Marjorie Kinnan Rawlings’ Recipes for Coot Surprise, Jugged Rabbit, and Jellied Tongue

The following recipes are from Marjorie Kinnan Rawlings’ 1942 cookbook Cross Creek Cookery, which was published the same year as her seminal Florida memoir Cross Creek. If you ever find yourself in north central Florida, you might dine at The Yearling, where some of the dishes from Rawlings’ cookbook are still served.

Coot Surprise

Skin coots and rub with salt and lemon juice or vinegar. Let stand overnight. Wash, split in halves, and rub with salt and pepper. Dust with flour. Fry in medium deep hot fat in a covered pan until golden brown. Serve with wild rice and green vegetables or a green salad.


Jugged Rabbit

Cut rabbit in pieces. Place in deep pan and cover with red wine, to which is added one teaspoon whole cloves, one teaspoon all-spice, two bay leaves, one teaspoon whole peppercorns. Let stand in cool place for three days. Drain. Roll in salted and peppered four. Brown in one-quarter inch butter. Cover with hot water and simmer until tender. More hot water may be necessary. Remove rabbit. Stir in one tablespoon flour dissolved in four tablespoons cold water for every cup of gravy.
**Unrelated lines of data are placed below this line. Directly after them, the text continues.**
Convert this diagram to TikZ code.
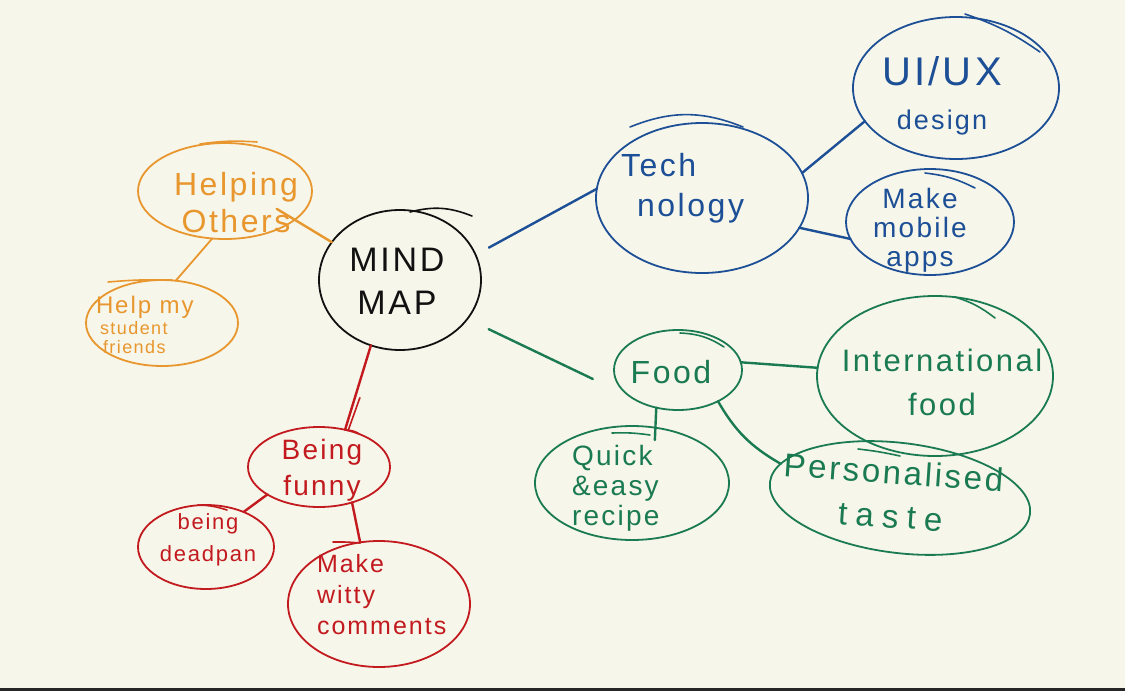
\documentclass[tikz,border=0pt]{standalone}
\usepackage{fontspec}
\setmainfont{Liberation Sans}
\newfontfamily\hand[LetterSpace=8]{Liberation Sans}
\usetikzlibrary{shapes.geometric,calc}
\definecolor{bg}{HTML}{F7F6EA}
\definecolor{cor}{HTML}{E8962E}
\definecolor{cbl}{HTML}{1C4F96}
\definecolor{cgr}{HTML}{1A7A52}
\definecolor{cre}{HTML}{C21A1E}
\definecolor{cbk}{HTML}{111111}
\newcommand\fs[2]{\hand\fontsize{#1}{#2}\selectfont}
\begin{document}
\begin{tikzpicture}[x=1pt,y=-1pt,
  bub/.style={ellipse, draw, line width=1.8pt, inner sep=0pt, outer sep=0pt},
  lbl/.style={inner sep=0pt, outer sep=0pt},
  link/.style={line width=2.4pt, line cap=round},
  accent/.style={line width=1.6pt, line cap=round}]
\useasboundingbox (0,0) rectangle (1125,691);
\fill[bg] (0,0) rectangle (1125,691);
\fill[black!85] (0,688) rectangle (1125,691);

% ---- nodes (bubbles)
\node[bub, cbk, minimum width=162pt, minimum height=140pt] (mind) at (400,280) {};
\node[bub, cor, minimum width=174pt, minimum height=96pt] (help) at (225,191) {};
\node[bub, cor, minimum width=152pt, minimum height=86pt] (helpmy) at (162,323) {};
\node[bub, cbl, minimum width=212pt, minimum height=150pt] (tech) at (702,198) {};
\node[bub, cbl, minimum width=206pt, minimum height=142pt] (uiux) at (956,88) {};
\node[bub, cbl, minimum width=168pt, minimum height=106pt] (mobile) at (930,222) {};
\node[bub, cgr, minimum width=128pt, minimum height=80pt] (food) at (678,370) {};
\node[bub, cgr, minimum width=236pt, minimum height=160pt] (intl) at (935,376) {};
\node[bub, cgr, minimum width=194pt, minimum height=114pt] (quick) at (632,483) {};
\node[bub, cgr, minimum width=262pt, minimum height=110pt, rotate=-7] (pers) at (900,498) {};
\node[bub, cre, minimum width=142pt, minimum height=80pt] (funny) at (319,467) {};
\node[bub, cre, minimum width=136pt, minimum height=84pt] (deadpan) at (206,547) {};
\node[bub, cre, minimum width=182pt, minimum height=126pt] (witty) at (379,604) {};

% ---- texts
\node[lbl, cbk, align=center, font=\fs{34}{43}] (mind-t) at (397,281) {MIND\\MAP};
\node[lbl, cor, align=center, font=\fs{32}{37}] (help-t) at (236,203) {Helping\\Others};
\node[lbl, cor, align=left, anchor=west, font=\fs{18}{19}] (helpmy-t) at (96,325)
  {{\fs{24}{19}Help my}\\[2pt]\hspace{4pt}student\\\hspace{7pt}friends};
\node[lbl, cbl, align=left, anchor=west, font=\fs{32}{40}] (tech-t) at (621,188) {Tech\\\hspace{16pt}nology};
\node[lbl, cbl, align=center, font=\fs{27}{44}] (uiux-t) at (942,96) {{\fs{40}{44}UI/UX}\\design};
\node[lbl, cbl, align=center, font=\fs{28}{29}] (mobile-t) at (920,230) {Make\\mobile\\apps};
\node[lbl, cgr, font=\fs{32}{36}] (food-t) at (671,372) {Food};
\node[lbl, cgr, align=center, font=\fs{31}{44}] (intl-t) at (942,382) {International\\food};
\node[lbl, cgr, align=left, anchor=west, font=\fs{28}{30}] (quick-t) at (572,488) {Quick\\\&easy\\recipe};
\node[lbl, cgr, align=center, rotate=-4, font=\fs{33}{44}] (pers-t) at (892,494) {Personalised\\{\addfontfeatures{LetterSpace=25}taste}};
\node[lbl, cre, align=center, font=\fs{28}{36}] (funny-t) at (322,470) {Being\\funny};
\node[lbl, cre, align=center, font=\fs{22}{32}] (deadpan-t) at (208,540) {being\\deadpan};
\node[lbl, cre, align=left, anchor=west, font=\fs{25}{31}] (witty-t) at (317,595) {Make\\witty\\comments};

% ---- connectors
\draw[link, cor] (mind.151) -- ($(help.center)!0.7!(help.-19)$);
\draw[link, cor, line width=1.8pt] (help.-105) -- (helpmy.72);
\draw[link, cbl] ($(mind.center)!1.19!(mind.20)$) -- (tech.175);
\draw[link, cbl] (tech.14) -- (uiux.200);
\draw[link, cbl] (tech.-17.5) -- (mobile.192);
\draw[link, cgr] ($(mind.center)!1.3!(mind.-29)$) -- ($(food.center)!1.35!(food.186)$);
\draw[link, cgr] (food.7) -- (intl.176);
\draw[link, cgr] (food.-120) -- ($(quick.center)!0.79!(quick.62)$);
\draw[link, cgr] (food.-38) to[bend right=15] (pers.171);
\draw[link, cre] (mind.-114) -- (funny.55);
\draw[link, cre] (funny.-152) -- (deadpan.43);
\draw[link, cre] (funny.-47) -- (witty.107);

% ---- hand-drawn overstrokes
\draw[accent, cre] ($(mind.-114)!0.62!(funny.55)+(5,0)$) -- ($(funny.55)+(3,1)$);
\draw[accent, cor] (200,144) to[bend left=6] (257,142);
\draw[accent, cor] (108,282) to[bend left=3] (172,280);
\draw[accent, cbk] (410,212) to[bend left=18] (472,216);
\draw[accent, cbl] (630,127) to[bend left=22] (743,127);
\draw[accent, cbl] (965,14) to[bend left=8] (1040,52);
\draw[accent, cbl] (925,173) to[bend left=10] (975,188);
\draw[accent, cgr] (680,333) to[bend left=15] (724,347);
\draw[accent, cgr] (955,297) to[bend left=10] (995,318);
\draw[accent, cgr] (612,433) to[bend left=5] (650,435);
\draw[accent, cgr] (858,449) to[bend left=3] (900,456);
\draw[accent, cre] (347,430) to[bend left=10] (358,433);
\draw[accent, cre] (198,505) to[bend left=8] (227,510);
\draw[accent, cre] (333,542) to[bend left=3] (360,543);
\end{tikzpicture}
\end{document}
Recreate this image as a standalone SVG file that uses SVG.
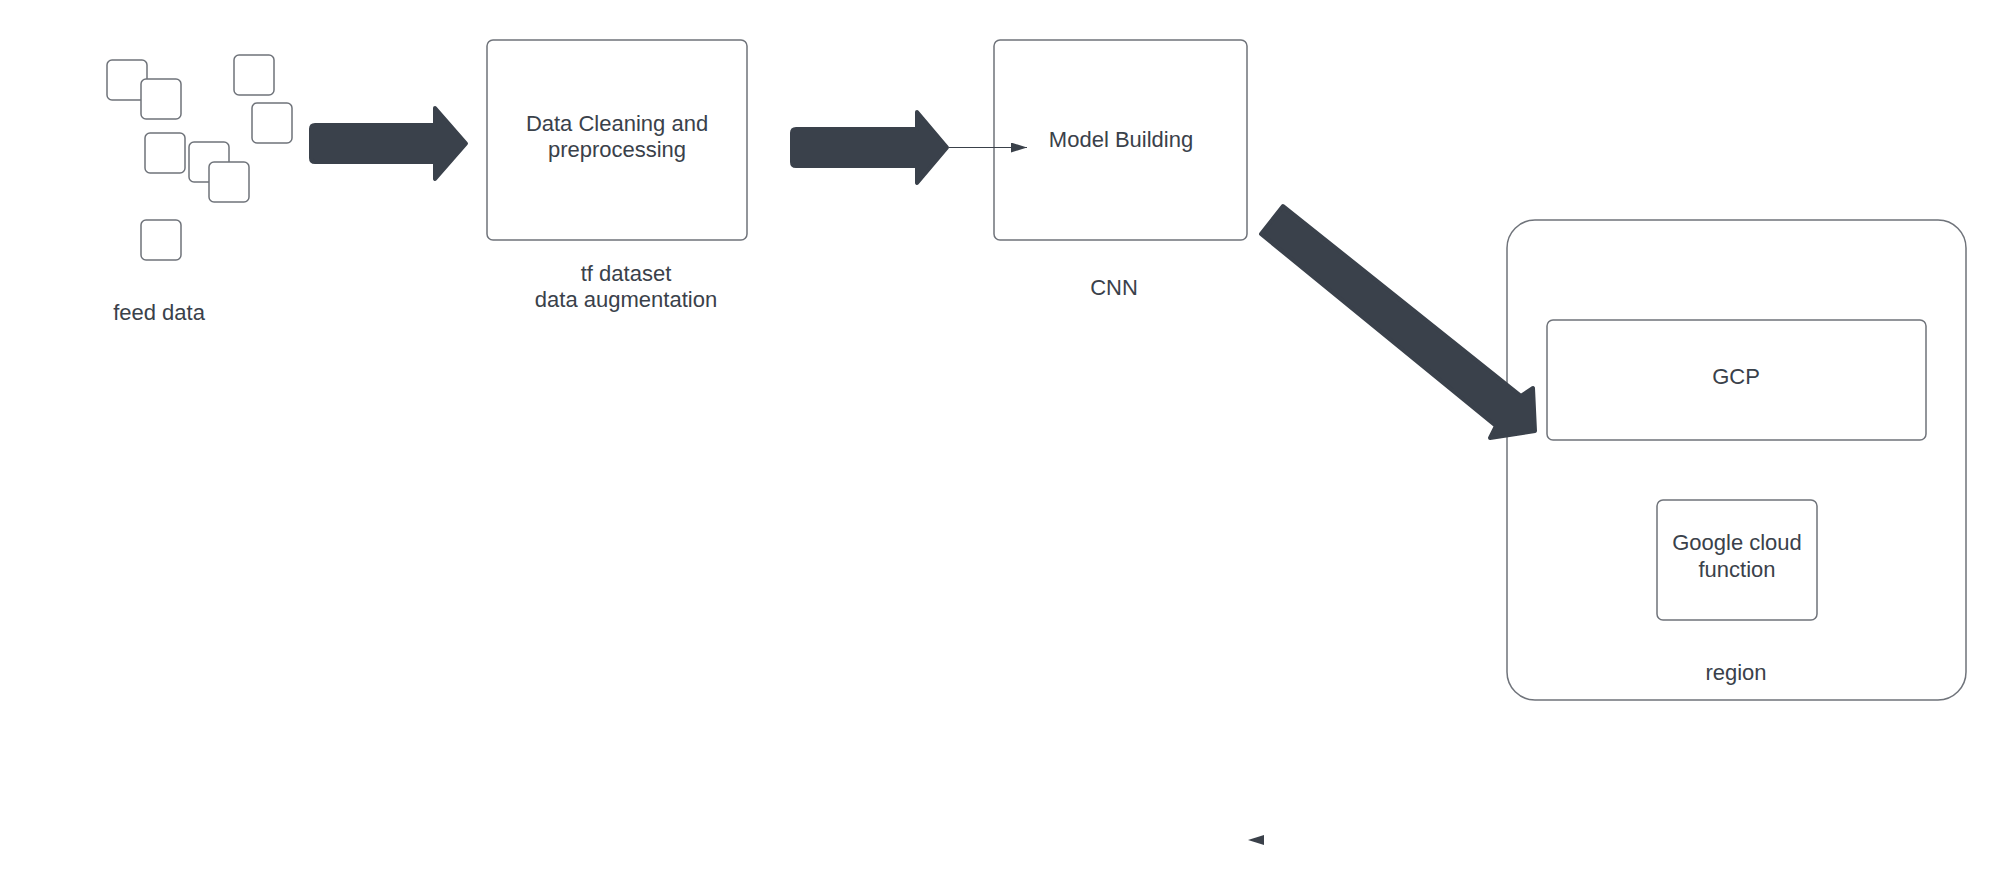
<svg xmlns="http://www.w3.org/2000/svg" width="2007" height="885" viewBox="0 0 2007 885">
<style>
.box{fill:#ffffff;stroke:#6f737a;stroke-width:1.5}
.txt{font-family:"Liberation Sans",Arial,sans-serif;font-size:22px;fill:#3a414a;text-anchor:middle}
.big{fill:#3a414b;stroke:#3a414b;stroke-width:4;stroke-linejoin:round}
.thin{stroke:#3a414a;stroke-width:1.2;fill:none}
</style>
<defs>
<marker id="ah" markerWidth="16" markerHeight="10" refX="16" refY="5" orient="auto" markerUnits="userSpaceOnUse">
<path d="M0,0 L16,5 L0,10 Z" fill="#3a414a"/>
</marker>
</defs>
<rect width="2007" height="885" fill="#ffffff"/>

<g id="feed-data">
<rect class="box" x="107" y="60" width="40" height="40" rx="5"/>
<rect class="box" x="141" y="79" width="40" height="40" rx="5"/>
<rect class="box" x="234" y="55" width="40" height="40" rx="5"/>
<rect class="box" x="252" y="103" width="40" height="40" rx="5"/>
<rect class="box" x="145" y="133" width="40" height="40" rx="5"/>
<rect class="box" x="189" y="142" width="40" height="40" rx="5"/>
<rect class="box" x="209" y="162" width="40" height="40" rx="5"/>
<rect class="box" x="141" y="220" width="40" height="40" rx="5"/>
<text class="txt" x="159" y="320">feed data</text>
</g>

<g id="data-cleaning">
<rect class="box" x="487" y="40" width="260" height="200" rx="6"/>
<text class="txt" x="617" y="131">Data Cleaning and</text>
<text class="txt" x="617" y="157">preprocessing</text>
<text class="txt" x="626" y="281">tf dataset</text>
<text class="txt" x="626" y="307">data augmentation</text>
</g>

<g id="model-building">
<rect class="box" x="994" y="40" width="253" height="200" rx="6"/>
<text class="txt" x="1121" y="147">Model Building</text>
<text class="txt" x="1114" y="295">CNN</text>
</g>

<g id="region">
<rect class="box" x="1507" y="220" width="459" height="480" rx="28"/>
<text class="txt" x="1736" y="680">region</text>
</g>

<g id="gcp">
<rect class="box" x="1547" y="320" width="379" height="120" rx="6"/>
<text class="txt" x="1736" y="384">GCP</text>
</g>

<g id="gcf">
<rect class="box" x="1657" y="500" width="160" height="120" rx="6"/>
<text class="txt" x="1737" y="550">Google cloud</text>
<text class="txt" x="1737" y="577">function</text>
</g>

<g id="connectors">
<path class="big" d="M315,125 H435 V108 L466,143.5 L435,179 V162 H315 Q311,162 311,158 V129 Q311,125 315,125 Z"/>
<path class="big" d="M796,129 H917 V112 L947,147.5 L917,183 V166 H796 Q792,166 792,162 V133 Q792,129 796,129 Z"/>
<line class="thin" x1="949" y1="147.5" x2="1027" y2="147.5" marker-end="url(#ah)"/>
<path class="big" d="M1283,206 L1521,396 L1533,388 L1535,431 L1490,438 L1496,426 L1261,234 Z"/>
<path d="M1248,840 L1264,835 L1264,845 Z" fill="#3a414a"/>
</g>
</svg>
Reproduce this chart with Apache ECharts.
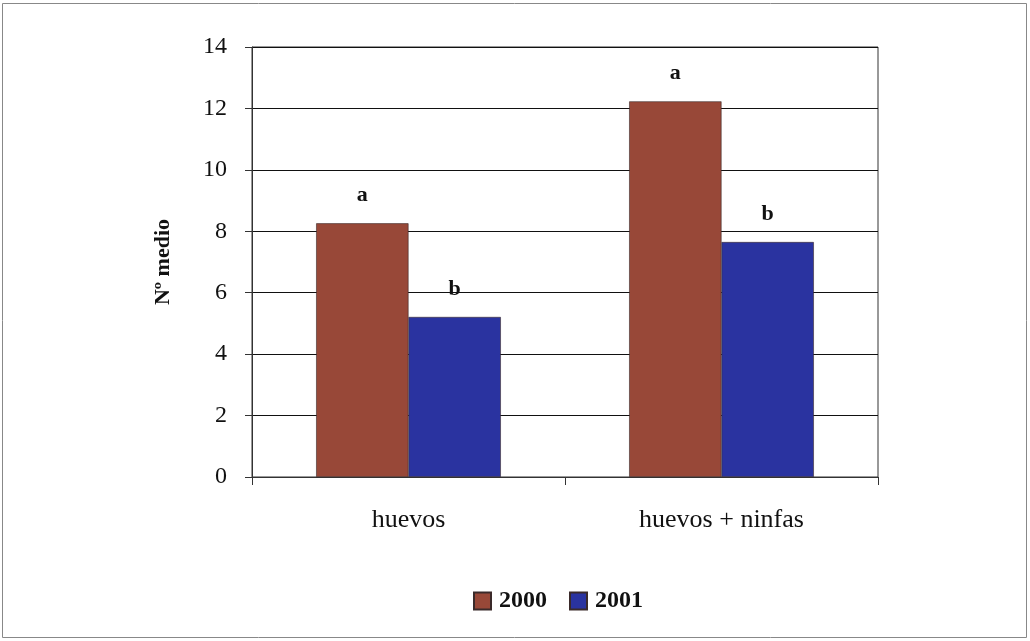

Add one-half teaspoon salt, dash of pepper. Pour over rabbit. One rabbit serves four to six.

Jellied Tongue

1 small or medium-sized fresh beef tongue 1 stalk celery 

1 slice of onion

2 bay leaves

6 whole cloves

6 whole allspice

2 tablespoons vinegar

1 teaspoon salt

1 cup to 1 can beef consommé

1 tablespoon gelatine

3 to 5 hard-boiled eggs

1 tablespoon Worcestershire sauce

Serves 6 generously

Boil tongue slowly in cold water to cover well, adding all the seasonings except Worcestershire. When tender, in two to two and one-half hours, turn out fire and let tongue cool in the broth. Peel tongue and cut out any small bones or coarse particles at the thick end. Cut in slices lengthwise and put through the meat grinder. Put the hard-boiled eggs through the meat grinder. Mix with the ground tongue. The number of eggs and the amount of consommé depend on the size of the tongue. Soak gelatine in two tablespoons of the cold consommé. Heat the rest of the consommé to boiling and pour over the gelatine, stirring until dissolved. Mix with the ground tongue and eggs. Add Worcestershire and more salt to taste. Turn into a mould. Set in ice box to harden. Serve on a platter of lettuce leaves or grape leaves, and pass a generous bowl of tart mayonnaise.